Aim – Provide an exact copy of the data, excluding the images.

Information shown –
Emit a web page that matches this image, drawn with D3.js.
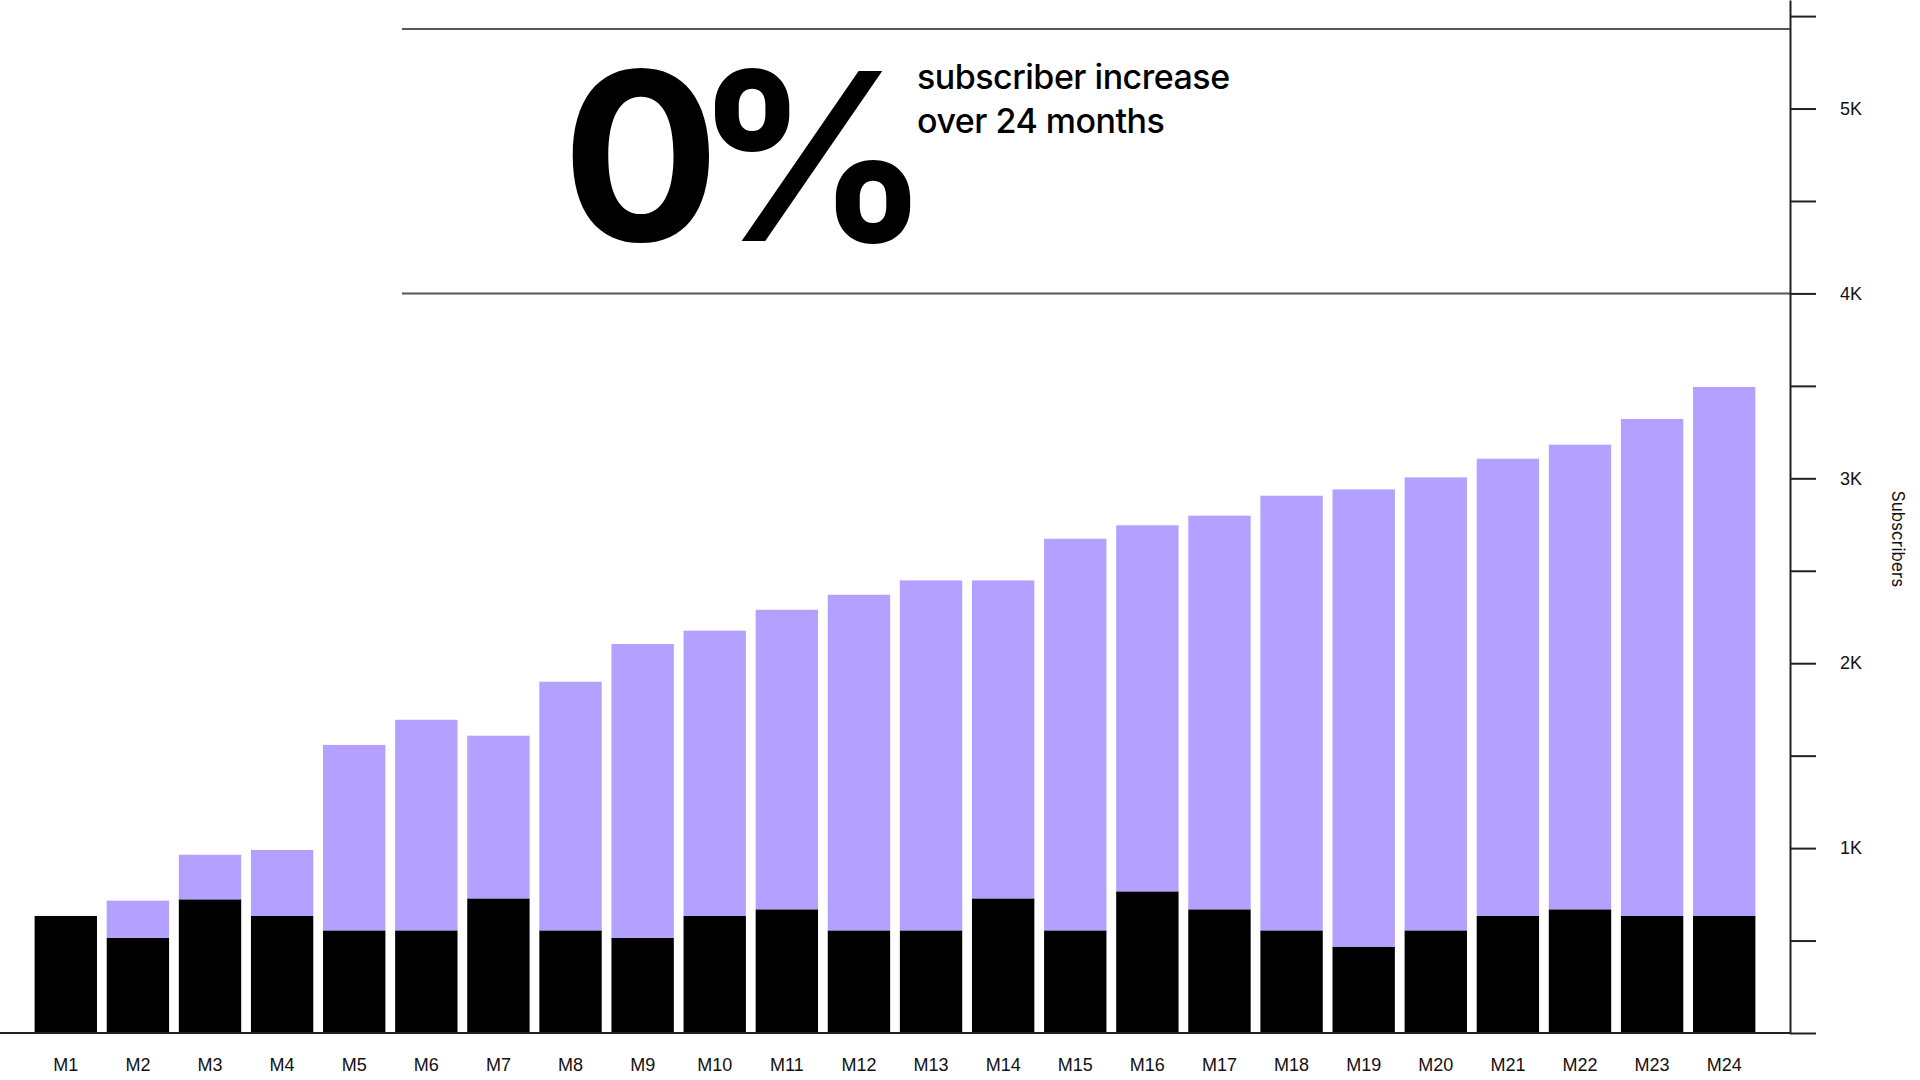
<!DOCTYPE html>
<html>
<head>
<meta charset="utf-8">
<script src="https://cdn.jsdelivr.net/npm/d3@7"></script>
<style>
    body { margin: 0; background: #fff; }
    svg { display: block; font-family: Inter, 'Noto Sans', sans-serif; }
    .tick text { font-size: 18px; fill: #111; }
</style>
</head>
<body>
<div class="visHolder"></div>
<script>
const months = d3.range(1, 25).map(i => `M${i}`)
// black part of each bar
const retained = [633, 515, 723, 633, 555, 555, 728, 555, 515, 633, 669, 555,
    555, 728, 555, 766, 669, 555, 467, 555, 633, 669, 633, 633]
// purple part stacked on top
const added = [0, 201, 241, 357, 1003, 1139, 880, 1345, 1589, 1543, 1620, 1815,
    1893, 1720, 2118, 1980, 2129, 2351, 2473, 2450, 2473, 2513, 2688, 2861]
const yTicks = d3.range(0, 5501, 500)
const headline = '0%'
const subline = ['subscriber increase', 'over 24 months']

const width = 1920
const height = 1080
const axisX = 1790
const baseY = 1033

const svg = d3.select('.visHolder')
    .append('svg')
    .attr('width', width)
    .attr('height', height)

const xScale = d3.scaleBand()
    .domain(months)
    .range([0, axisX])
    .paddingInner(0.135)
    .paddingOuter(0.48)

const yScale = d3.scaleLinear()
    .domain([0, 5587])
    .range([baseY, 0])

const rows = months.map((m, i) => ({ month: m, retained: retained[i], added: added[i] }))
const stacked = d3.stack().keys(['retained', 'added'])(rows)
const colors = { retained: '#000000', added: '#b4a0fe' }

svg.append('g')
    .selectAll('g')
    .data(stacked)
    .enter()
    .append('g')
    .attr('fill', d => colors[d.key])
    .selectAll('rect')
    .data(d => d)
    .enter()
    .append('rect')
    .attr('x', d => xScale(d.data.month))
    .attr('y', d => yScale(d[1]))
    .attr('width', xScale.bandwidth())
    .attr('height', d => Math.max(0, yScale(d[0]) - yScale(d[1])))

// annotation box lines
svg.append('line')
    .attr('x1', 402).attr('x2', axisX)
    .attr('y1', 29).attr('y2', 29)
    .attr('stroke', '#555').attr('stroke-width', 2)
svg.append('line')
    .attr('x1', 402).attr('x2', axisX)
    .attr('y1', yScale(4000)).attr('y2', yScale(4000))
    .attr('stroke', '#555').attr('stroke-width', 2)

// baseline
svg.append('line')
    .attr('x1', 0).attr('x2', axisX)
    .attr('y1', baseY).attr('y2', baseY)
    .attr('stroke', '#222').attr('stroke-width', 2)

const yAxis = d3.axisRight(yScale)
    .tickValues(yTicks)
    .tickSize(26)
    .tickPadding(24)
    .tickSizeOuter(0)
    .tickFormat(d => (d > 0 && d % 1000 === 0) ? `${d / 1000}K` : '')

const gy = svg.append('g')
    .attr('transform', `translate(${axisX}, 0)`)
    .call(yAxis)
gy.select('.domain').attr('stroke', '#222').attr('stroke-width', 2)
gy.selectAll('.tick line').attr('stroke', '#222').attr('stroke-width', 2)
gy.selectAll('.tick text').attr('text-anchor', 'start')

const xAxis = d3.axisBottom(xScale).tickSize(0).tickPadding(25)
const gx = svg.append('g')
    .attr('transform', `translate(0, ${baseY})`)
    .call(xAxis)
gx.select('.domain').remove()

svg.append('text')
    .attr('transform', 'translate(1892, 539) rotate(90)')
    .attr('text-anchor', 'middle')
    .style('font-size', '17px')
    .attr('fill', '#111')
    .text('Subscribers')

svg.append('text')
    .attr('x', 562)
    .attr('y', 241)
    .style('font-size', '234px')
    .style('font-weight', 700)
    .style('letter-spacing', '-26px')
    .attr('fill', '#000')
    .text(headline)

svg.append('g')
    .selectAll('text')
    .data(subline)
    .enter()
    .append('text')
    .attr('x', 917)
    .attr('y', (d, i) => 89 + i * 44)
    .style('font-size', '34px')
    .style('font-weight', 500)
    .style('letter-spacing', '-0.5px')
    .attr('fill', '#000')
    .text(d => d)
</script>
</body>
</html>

Correct output –
Emit a web page that matches this image, drawn with D3.js.
<!DOCTYPE html>
<html>
<head>
<meta charset="utf-8">
<script src="https://cdn.jsdelivr.net/npm/d3@7"></script>
<style>
    body { margin: 0; background: #fff; }
    svg { display: block; font-family: Inter, 'Noto Sans', sans-serif; }
    .tick text { font-size: 18px; fill: #111; }
</style>
</head>
<body>
<div class="visHolder"></div>
<script>
const months = d3.range(1, 25).map(i => `M${i}`)
// black part of each bar
const retained = [633, 515, 723, 633, 555, 555, 728, 555, 515, 633, 669, 555,
    555, 728, 555, 766, 669, 555, 467, 555, 633, 669, 633, 633]
// purple part stacked on top
const added = [0, 201, 241, 357, 1003, 1139, 880, 1345, 1589, 1543, 1620, 1815,
    1893, 1720, 2118, 1980, 2129, 2351, 2473, 2450, 2473, 2513, 2688, 2861]
const yTicks = d3.range(0, 5501, 500)
const headline = '0%'
const subline = ['subscriber increase', 'over 24 months']

const width = 1920
const height = 1080
const axisX = 1790
const baseY = 1033

const svg = d3.select('.visHolder')
    .append('svg')
    .attr('width', width)
    .attr('height', height)

const xScale = d3.scaleBand()
    .domain(months)
    .range([0, axisX])
    .paddingInner(0.135)
    .paddingOuter(0.48)

const yScale = d3.scaleLinear()
    .domain([0, 5587])
    .range([baseY, 0])

const rows = months.map((m, i) => ({ month: m, retained: retained[i], added: added[i] }))
const stacked = d3.stack().keys(['retained', 'added'])(rows)
const colors = { retained: '#000000', added: '#b4a0fe' }

svg.append('g')
    .selectAll('g')
    .data(stacked)
    .enter()
    .append('g')
    .attr('fill', d => colors[d.key])
    .selectAll('rect')
    .data(d => d)
    .enter()
    .append('rect')
    .attr('x', d => xScale(d.data.month))
    .attr('y', d => yScale(d[1]))
    .attr('width', xScale.bandwidth())
    .attr('height', d => Math.max(0, yScale(d[0]) - yScale(d[1])))

// annotation box lines
svg.append('line')
    .attr('x1', 402).attr('x2', axisX)
    .attr('y1', 29).attr('y2', 29)
    .attr('stroke', '#555').attr('stroke-width', 2)
svg.append('line')
    .attr('x1', 402).attr('x2', axisX)
    .attr('y1', yScale(4000)).attr('y2', yScale(4000))
    .attr('stroke', '#555').attr('stroke-width', 2)

// baseline
svg.append('line')
    .attr('x1', 0).attr('x2', axisX)
    .attr('y1', baseY).attr('y2', baseY)
    .attr('stroke', '#222').attr('stroke-width', 2)

const yAxis = d3.axisRight(yScale)
    .tickValues(yTicks)
    .tickSize(26)
    .tickPadding(24)
    .tickSizeOuter(0)
    .tickFormat(d => (d > 0 && d % 1000 === 0) ? `${d / 1000}K` : '')

const gy = svg.append('g')
    .attr('transform', `translate(${axisX}, 0)`)
    .call(yAxis)
gy.select('.domain').attr('stroke', '#222').attr('stroke-width', 2)
gy.selectAll('.tick line').attr('stroke', '#222').attr('stroke-width', 2)
gy.selectAll('.tick text').attr('text-anchor', 'start')

const xAxis = d3.axisBottom(xScale).tickSize(0).tickPadding(25)
const gx = svg.append('g')
    .attr('transform', `translate(0, ${baseY})`)
    .call(xAxis)
gx.select('.domain').remove()

svg.append('text')
    .attr('transform', 'translate(1892, 539) rotate(90)')
    .attr('text-anchor', 'middle')
    .style('font-size', '17px')
    .attr('fill', '#111')
    .text('Subscribers')

svg.append('text')
    .attr('x', 562)
    .attr('y', 241)
    .style('font-size', '234px')
    .style('font-weight', 700)
    .style('letter-spacing', '-26px')
    .attr('fill', '#000')
    .text(headline)

svg.append('g')
    .selectAll('text')
    .data(subline)
    .enter()
    .append('text')
    .attr('x', 917)
    .attr('y', (d, i) => 89 + i * 44)
    .style('font-size', '34px')
    .style('font-weight', 500)
    .style('letter-spacing', '-0.5px')
    .attr('fill', '#000')
    .text(d => d)
</script>
</body>
</html>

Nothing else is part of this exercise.